- _Data excerpt_:
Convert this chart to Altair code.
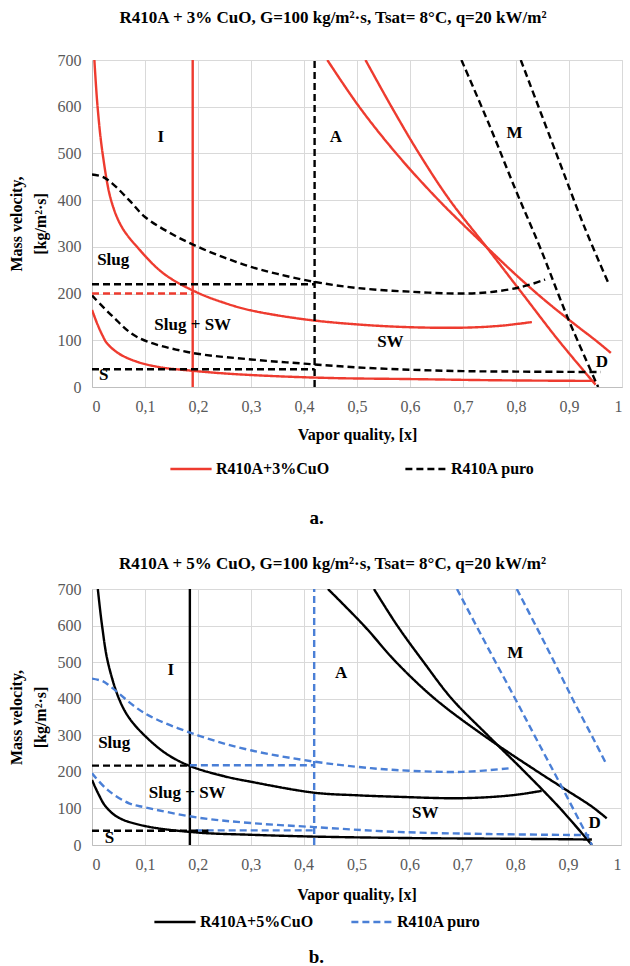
import altair as alt
import pandas as pd

SERIF = "'Liberation Serif', 'Times New Roman', 'DejaVu Serif', serif"

# ---------------- Panel a: R410A + 3% CuO (red solid) vs R410A puro (black dashed)
a_title = "R410A + 3% CuO, G=100 kg/m²·s, Tsat= 8°C, q=20 kW/m²"
a_series = ["R410A+3%CuO", "R410A puro"]
a_colors = ["#ee3b2f", "#000000"]

a_nf_top_x = [0.0045, 0.0105, 0.02, 0.036, 0.056, 0.085, 0.135, 0.197, 0.25, 0.3, 0.4, 0.5, 0.6, 0.7, 0.77, 0.83]
a_nf_top_G = [700, 600, 500, 400, 343, 300, 243, 203, 180, 164, 145, 134, 128, 127, 131, 139]
a_nf_low_x = [0.0, 0.01, 0.02, 0.028, 0.05, 0.085, 0.13, 0.178, 0.25, 0.35, 0.46, 0.6, 0.72, 0.8, 0.95]
a_nf_low_G = [165, 135, 110, 94, 72, 54, 42, 36, 29, 23, 19, 17, 15, 14, 13]
a_nf_vert_x = [0.19, 0.19]
a_nf_vert_G = [0, 700]
a_nf_dash_x = [0.0, 0.19]
a_nf_dash_G = [200, 200]
a_nf_straight_x = [0.516, 0.565, 0.617, 0.675, 0.744, 0.812, 0.88, 0.95]
a_nf_straight_G = [700, 600, 500, 400, 300, 200, 100, 5]
a_nf_curved_x = [0.444, 0.504, 0.574, 0.654, 0.744, 0.80, 0.854, 0.91, 0.95, 0.979]
a_nf_curved_G = [700, 600, 500, 400, 300, 240, 186, 135, 100, 73]

a_pure_top_x = [0.0, 0.02, 0.038, 0.07, 0.1, 0.15, 0.2, 0.25, 0.3, 0.35, 0.42, 0.5, 0.6, 0.7, 0.75, 0.81, 0.855]
a_pure_top_G = [455, 450, 436, 400, 364, 328, 300, 277, 257, 242, 225, 212, 204, 200, 203, 214, 230]
a_pure_h220_x = [0.0, 0.42]
a_pure_h220_G = [220, 220]
a_pure_vert_x = [0.42, 0.42]
a_pure_vert_G = [0, 700]
a_pure_low_x = [0.0, 0.04, 0.085, 0.18, 0.3, 0.4, 0.5, 0.6, 0.7, 0.8, 0.96]
a_pure_low_G = [196, 150, 107, 75, 59, 50, 42, 37, 34, 33, 32]
a_pure_h38_x = [0.0, 0.42]
a_pure_h38_G = [38, 38]
a_pure_mleft_x = [0.697, 0.75, 0.8, 0.845, 0.897, 0.955]
a_pure_mleft_G = [700, 560, 420, 300, 150, 0]
a_pure_mright_x = [0.809, 0.876, 0.93, 0.976]
a_pure_mright_G = [700, 500, 340, 218]

a_lab_text = ["I", "A", "M", "Slug", "Slug + SW", "SW", "S", "D"]
a_lab_x = [0.13, 0.46, 0.797, 0.04, 0.19, 0.563, 0.022, 0.962]
a_lab_G = [536, 536, 543, 271, 132, 96, 25, 54]

# ---------------- Panel b: R410A + 5% CuO (black solid) vs R410A puro (blue dashed)
b_title = "R410A + 5% CuO, G=100 kg/m²·s, Tsat= 8°C, q=20 kW/m²"
b_series = ["R410A+5%CuO", "R410A puro"]
b_colors = ["#000000", "#4a7fd6"]

b_nf_top_x = [0.011, 0.019, 0.03, 0.051, 0.07, 0.099, 0.14, 0.185, 0.25, 0.3, 0.42, 0.5, 0.574, 0.7, 0.794, 0.85]
b_nf_top_G = [700, 600, 500, 400, 348, 300, 250, 216, 188, 173, 143, 136, 132, 128, 136, 148]
b_nf_low_x = [0.0, 0.012, 0.026, 0.05, 0.1, 0.2, 0.3, 0.42, 0.6, 0.8, 0.945]
b_nf_low_G = [178, 140, 105, 75, 52, 34, 28, 23, 19, 17, 15]
b_nf_vert_x = [0.185, 0.185]
b_nf_vert_G = [0, 700]
b_nf_h218_x = [0.0, 0.185]
b_nf_h218_G = [217, 217]
b_nf_h40_x = [0.0, 0.22]
b_nf_h40_G = [39, 39]
b_nf_straight_x = [0.533, 0.577, 0.627, 0.68, 0.748, 0.818, 0.885, 0.945]
b_nf_straight_G = [700, 600, 500, 400, 300, 200, 100, 0]
b_nf_curved_x = [0.446, 0.514, 0.575, 0.648, 0.74, 0.843, 0.897, 0.945, 0.973]
b_nf_curved_G = [700, 600, 500, 400, 300, 200, 150, 105, 73]

b_pure_top_x = [0.0, 0.02, 0.036, 0.1, 0.2, 0.3, 0.42, 0.5, 0.574, 0.7, 0.79]
b_pure_top_G = [455, 448, 432, 360, 300, 259, 228, 214, 205, 200, 210]
b_pure_h218_x = [0.185, 0.42]
b_pure_h218_G = [218, 218]
b_pure_vert_x = [0.42, 0.42]
b_pure_vert_G = [0, 700]
b_pure_low_x = [0.0, 0.03, 0.07, 0.1, 0.2, 0.3, 0.42, 0.574, 0.75, 0.94]
b_pure_low_G = [196, 150, 114, 103, 75, 60, 49, 36, 30, 27]
b_pure_h40_x = [0.196, 0.42]
b_pure_h40_G = [40, 40]
b_pure_mleft_x = [0.69, 0.75, 0.8, 0.841, 0.888, 0.945]
b_pure_mleft_G = [700, 535, 400, 287, 159, 0]
b_pure_mright_x = [0.803, 0.86, 0.91, 0.949, 0.973]
b_pure_mright_G = [700, 540, 395, 287, 219]

b_lab_text = ["I", "A", "M", "Slug", "Slug + SW", "SW", "S", "D"]
b_lab_x = [0.149, 0.471, 0.80, 0.042, 0.18, 0.63, 0.033, 0.95]
b_lab_G = [478, 470, 524, 279, 142, 87, 19, 60]


def seg(name, series, xs, gs):
    return pd.DataFrame({"x": xs, "G": gs, "seg": name, "series": series, "order": range(len(xs))})


a_main = pd.concat([
    seg("a1", a_series[0], a_nf_top_x, a_nf_top_G),
    seg("a2", a_series[0], a_nf_low_x, a_nf_low_G),
    seg("a3", a_series[0], a_nf_vert_x, a_nf_vert_G),
    seg("a4", a_series[0], a_nf_straight_x, a_nf_straight_G),
    seg("a5", a_series[0], a_nf_curved_x, a_nf_curved_G),
    seg("a6", a_series[1], a_pure_top_x, a_pure_top_G),
    seg("a7", a_series[1], a_pure_h220_x, a_pure_h220_G),
    seg("a8", a_series[1], a_pure_vert_x, a_pure_vert_G),
    seg("a9", a_series[1], a_pure_low_x, a_pure_low_G),
    seg("a10", a_series[1], a_pure_h38_x, a_pure_h38_G),
    seg("a11", a_series[1], a_pure_mleft_x, a_pure_mleft_G),
    seg("a12", a_series[1], a_pure_mright_x, a_pure_mright_G),
])
a_extra = pd.concat([seg("ax1", a_series[0], a_nf_dash_x, a_nf_dash_G)])
a_labels = pd.DataFrame({"x": a_lab_x, "G": a_lab_G, "t": a_lab_text})

b_main = pd.concat([
    seg("b1", b_series[0], b_nf_top_x, b_nf_top_G),
    seg("b2", b_series[0], b_nf_low_x, b_nf_low_G),
    seg("b3", b_series[0], b_nf_vert_x, b_nf_vert_G),
    seg("b4", b_series[0], b_nf_straight_x, b_nf_straight_G),
    seg("b5", b_series[0], b_nf_curved_x, b_nf_curved_G),
    seg("b6", b_series[1], b_pure_top_x, b_pure_top_G),
    seg("b7", b_series[1], b_pure_h218_x, b_pure_h218_G),
    seg("b8", b_series[1], b_pure_vert_x, b_pure_vert_G),
    seg("b9", b_series[1], b_pure_low_x, b_pure_low_G),
    seg("b10", b_series[1], b_pure_h40_x, b_pure_h40_G),
    seg("b11", b_series[1], b_pure_mleft_x, b_pure_mleft_G),
    seg("b12", b_series[1], b_pure_mright_x, b_pure_mright_G),
])
b_extra = pd.concat([
    seg("bx1", b_series[0], b_nf_h218_x, b_nf_h218_G),
    seg("bx2", b_series[0], b_nf_h40_x, b_nf_h40_G),
])
b_labels = pd.DataFrame({"x": b_lab_x, "G": b_lab_G, "t": b_lab_text})

DASH = [7, 4]
X_LABEL_EXPR = "datum.value == 0 ? '0' : (datum.value == 1 ? '1' : replace(format(datum.value, '.1f'), '.', ','))"


def panel(title, series, colors, main, extra, labels, caption, w, h, legx, legy, colpad, extra_color,
          cap_y, title_off, xtitle_pad):
    xaxis = alt.Axis(values=[i / 10 for i in range(11)], labelExpr=X_LABEL_EXPR, labelOverlap=False,
                     title="Vapor quality, [x]", titlePadding=xtitle_pad)
    yaxis = alt.Axis(values=list(range(0, 701, 100)), labelOverlap=False,
                     title=["Mass velocity,", "[kg/m²·s]"], titlePadding=9, titleLineHeight=24)
    xenc = alt.X("x:Q", scale=alt.Scale(domain=[0, 1], nice=False), axis=xaxis)
    yenc = alt.Y("G:Q", scale=alt.Scale(domain=[0, 700], nice=False), axis=yaxis)
    leg = alt.Legend(title=None, orient="none", legendX=legx, legendY=legy, direction="horizontal",
                     symbolType="stroke", symbolSize=1700, symbolStrokeWidth=2.5,
                     labelFont=SERIF, labelFontSize=16, labelFontWeight="bold", labelColor="#000",
                     labelOffset=3, columnPadding=colpad)
    lines = alt.Chart(main).mark_line(strokeWidth=2.4, interpolate="catmull-rom", clip=True).encode(
        x=xenc, y=yenc, detail="seg:N", order="order:Q",
        color=alt.Color("series:N", scale=alt.Scale(domain=series, range=colors), legend=leg),
        strokeDash=alt.StrokeDash("series:N", scale=alt.Scale(domain=series, range=[[1, 0], DASH]), legend=leg),
    )
    extra_l = alt.Chart(extra).mark_line(strokeWidth=2.4, strokeDash=DASH, color=extra_color, clip=True).encode(
        x=xenc, y=yenc, detail="seg:N", order="order:Q")
    texts = alt.Chart(labels).mark_text(font=SERIF, fontSize=17, fontWeight="bold", color="#000").encode(
        x=xenc, y=yenc, text="t:N")
    cap = alt.Chart(pd.DataFrame({"t": [caption]})).mark_text(
        font=SERIF, fontSize=19, fontWeight="bold", color="#000").encode(
        x=alt.value(w * 0.424), y=alt.value(h + cap_y), text="t:N")
    return alt.layer(lines, extra_l, texts, cap).properties(
        width=w, height=h,
        title=alt.TitleParams(title, font=SERIF, fontSize=17, fontWeight="bold", color="#000",
                              anchor="middle", dx=-24, offset=title_off),
    )


pa = panel(a_title, a_series, a_colors, a_main, a_extra, a_labels, "a.", 530, 327, 77, 387, 70, a_colors[0],
           131, 25, 12)
pb = panel(b_title, b_series, b_colors, b_main, b_extra, b_labels, "b.", 529, 256, 61, 311, 32, b_colors[0],
           112, 8, 14)

chart = alt.vconcat(pa, pb, spacing=25).resolve_scale(color="independent", strokeDash="independent").properties(
    padding={"left": 7, "right": 0, "top": 8, "bottom": 0}
).configure_view(stroke="#d9d9d9").configure_axis(
    grid=True, gridColor="#d9d9d9", gridWidth=1, domainColor="#bfbfbf", ticks=False, labelOverlap=False,
    labelFont=SERIF, labelFontSize=16, labelColor="#595959", labelPadding=11,
    titleFont=SERIF, titleFontSize=16, titleFontWeight="bold", titleColor="#000",
).configure_legend(symbolStrokeWidth=2.5)

chart.save("out.html", embed_options={"renderer": "svg", "actions": False})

- _Task prompt_: Pictures excluded, repeat exactly the lines from the top of the material through the line with "135, 100, 73]", including both of those lines.

- _Result of the task_:
Convert this chart to Altair code.
import altair as alt
import pandas as pd

SERIF = "'Liberation Serif', 'Times New Roman', 'DejaVu Serif', serif"

# ---------------- Panel a: R410A + 3% CuO (red solid) vs R410A puro (black dashed)
a_title = "R410A + 3% CuO, G=100 kg/m²·s, Tsat= 8°C, q=20 kW/m²"
a_series = ["R410A+3%CuO", "R410A puro"]
a_colors = ["#ee3b2f", "#000000"]

a_nf_top_x = [0.0045, 0.0105, 0.02, 0.036, 0.056, 0.085, 0.135, 0.197, 0.25, 0.3, 0.4, 0.5, 0.6, 0.7, 0.77, 0.83]
a_nf_top_G = [700, 600, 500, 400, 343, 300, 243, 203, 180, 164, 145, 134, 128, 127, 131, 139]
a_nf_low_x = [0.0, 0.01, 0.02, 0.028, 0.05, 0.085, 0.13, 0.178, 0.25, 0.35, 0.46, 0.6, 0.72, 0.8, 0.95]
a_nf_low_G = [165, 135, 110, 94, 72, 54, 42, 36, 29, 23, 19, 17, 15, 14, 13]
a_nf_vert_x = [0.19, 0.19]
a_nf_vert_G = [0, 700]
a_nf_dash_x = [0.0, 0.19]
a_nf_dash_G = [200, 200]
a_nf_straight_x = [0.516, 0.565, 0.617, 0.675, 0.744, 0.812, 0.88, 0.95]
a_nf_straight_G = [700, 600, 500, 400, 300, 200, 100, 5]
a_nf_curved_x = [0.444, 0.504, 0.574, 0.654, 0.744, 0.80, 0.854, 0.91, 0.95, 0.979]
a_nf_curved_G = [700, 600, 500, 400, 300, 240, 186, 135, 100, 73]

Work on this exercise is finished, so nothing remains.